We would only need a portion of the data. Ideally everything since the last supported
version of each distribution (or one after so we get obsolete data to test against) but in
reality the last month of activity should be suitable.
This gets us into the realm of figuring out what we can delete from the
entire koji data store which seems like a big can of worms. Some things
like usernames have to be in their entirety. Other things like builds
can be less than the entirety but since there's dependencies between
builds it wouldn't be a simple remove everything before this timestamp.
It gets us back into munging the koji data which is what I think we
should be avoiding.
> pkgdb, fas, and bodhi are relatively small.
>
> fas is where we'd have our major security problems. We can't give
> the
> information out unmunged. I've munged it before, though, so it's
> doable. How strict we need to be is an issue, though. If we remove
> all
> the identifying information in the people table except for the
> userid,
> is that sufficient? *Note: We probably also need to munge data in
> the
> configs table.
As long as we randomly generate data for that (well username at least). Note that
UID's are easily mapped back to usernames so you might want randomize that. Also I
believe packagedb and bodhi use usernames as the key instead of UID's so those would
have to match accounts in the munged FAS db. I would suggest generating a list of names
from a dictionary and using that list to randomize names in the other services. Of course
the names need to correspond to group permissions so some logic would be needed to make
sure records associated with a give name are valid. However having the ability to
recreate the associated user names may not be an issue since all of that data is public.

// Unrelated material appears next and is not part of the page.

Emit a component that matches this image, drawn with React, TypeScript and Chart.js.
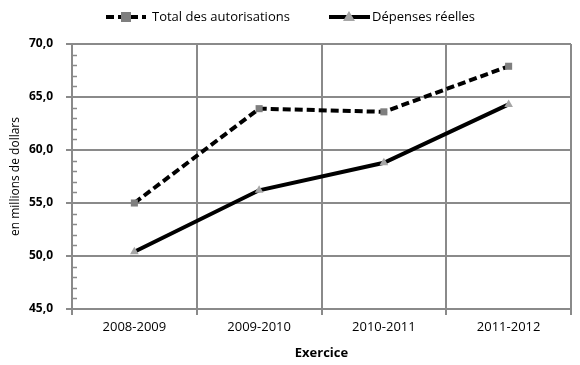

More importantly we need to make sure we aren't giving out addresses, phone numbers,
password hashes and other such keys.
pkgdb uses userids in the db. Bodhi and koji use usernames. I'm
migrating pkgdb to usernames (internally right now; the db and public
facing APIs for 0.4)
If we have to munge usernames that makes things harder as we can't just
dump the koji and bodhi dbs but also have to post-process them. (Note:
usernames are another thing that the privacy policy allows us to give out.)
> pkgdb and bodhi don't have information that is privacy
policy
> sensitive.
> (Which doesn't mean that some users won't like it... just that I
> think
> we're covered.)
Mike's suggestion of running it by legal sounds like the best route.

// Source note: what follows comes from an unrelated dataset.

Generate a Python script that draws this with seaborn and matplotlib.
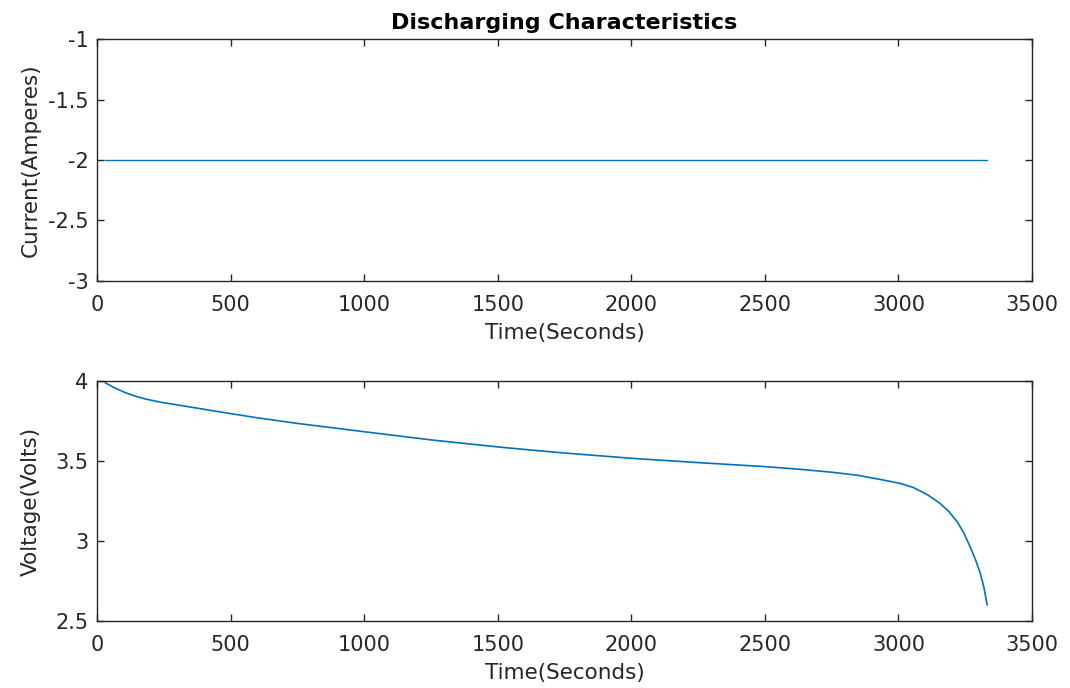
import matplotlib
matplotlib.use("Agg")
import matplotlib.pyplot as plt
import seaborn as sns
import pandas as pd

# ---- data ----
current_time = [30, 3332]
current_amps = [-2.0, -2.0]

volt_time = [30, 60, 105, 140, 180, 240, 303, 430, 592, 750, 1000, 1250, 1500,
             1621, 1750, 2000, 2250, 2500, 2632, 2750, 2850, 2931, 3006, 3055,
             3110, 3156, 3190, 3220, 3245, 3268, 3288, 3306, 3320, 3332]
volt_values = [3.99, 3.962, 3.928, 3.907, 3.888, 3.867, 3.85, 3.815, 3.772,
               3.735, 3.683, 3.632, 3.588, 3.569, 3.55, 3.517, 3.49, 3.465,
               3.448, 3.43, 3.41, 3.385, 3.36, 3.335, 3.288, 3.235, 3.182,
               3.12, 3.05, 2.965, 2.885, 2.80, 2.71, 2.60]

x_ticks = [0, 500, 1000, 1500, 2000, 2500, 3000, 3500]
cur_ticks = [-3, -2.5, -2, -1.5, -1]
volt_ticks = [2.5, 3, 3.5, 4]

sns.set_style("ticks")
plt.rcParams['font.family'] = ['DejaVu Sans']
plt.rcParams['axes.unicode_minus'] = False

blue = "#0072BD"
edge = "#262626"

fig = plt.figure(figsize=(10.7, 6.88), dpi=100)
ax1 = fig.add_axes([0.0907, 0.5916, 0.8738, 0.3517])
ax2 = fig.add_axes([0.0907, 0.0974, 0.8738, 0.3488])

df1 = pd.DataFrame({"t": current_time, "i": current_amps})
df2 = pd.DataFrame({"t": volt_time, "v": volt_values})
sns.lineplot(data=df1, x="t", y="i", ax=ax1, color=blue, linewidth=1.0)
sns.lineplot(data=df2, x="t", y="v", ax=ax2, color=blue, linewidth=1.2)

def style(ax, yt, ylim, ylabel):
    ax.set_xlim(0, 3500)
    ax.set_ylim(*ylim)
    ax.set_xticks(x_ticks)
    ax.set_xticklabels([str(v) for v in x_ticks])
    ax.set_yticks(yt)
    ax.set_yticklabels([("%g" % v) for v in yt])
    ax.tick_params(direction="in", length=5, width=1, colors=edge,
                   labelsize=15, top=True, right=True)
    ax.tick_params(axis="x", pad=10)
    ax.tick_params(axis="y", pad=6)
    for s in ax.spines.values():
        s.set_visible(True)
        s.set_color(edge)
        s.set_linewidth(1.0)
    ax.set_xlabel("Time(Seconds)", fontsize=15.5, color=edge, labelpad=6)
    ax.set_ylabel(ylabel, fontsize=15.5, color=edge)
    ax.yaxis.set_label_coords(-0.06, 0.5)
    ax.grid(False)

style(ax1, cur_ticks, (-3, -1), "Current(Amperes)")
style(ax2, volt_ticks, (2.5, 4), "Voltage(Volts)")
ax1.set_title("Discharging Characteristics", fontsize=16, fontweight="bold",
              color="black", pad=7)

fig.savefig("out.png", dpi=100)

Running it by legal just to be sure we're doing the right thing is good
although we do have a list of things that we are allowed to have public
per the privacy policy and a pretty good criteria for deciding on other
data. I'm commenting more on the perception aspect rather than the pure
legal obligation. And not saying I think it's going to be a problem
just that we should be prepared for a few complaints even if it's
perfectly legal.
-Toshio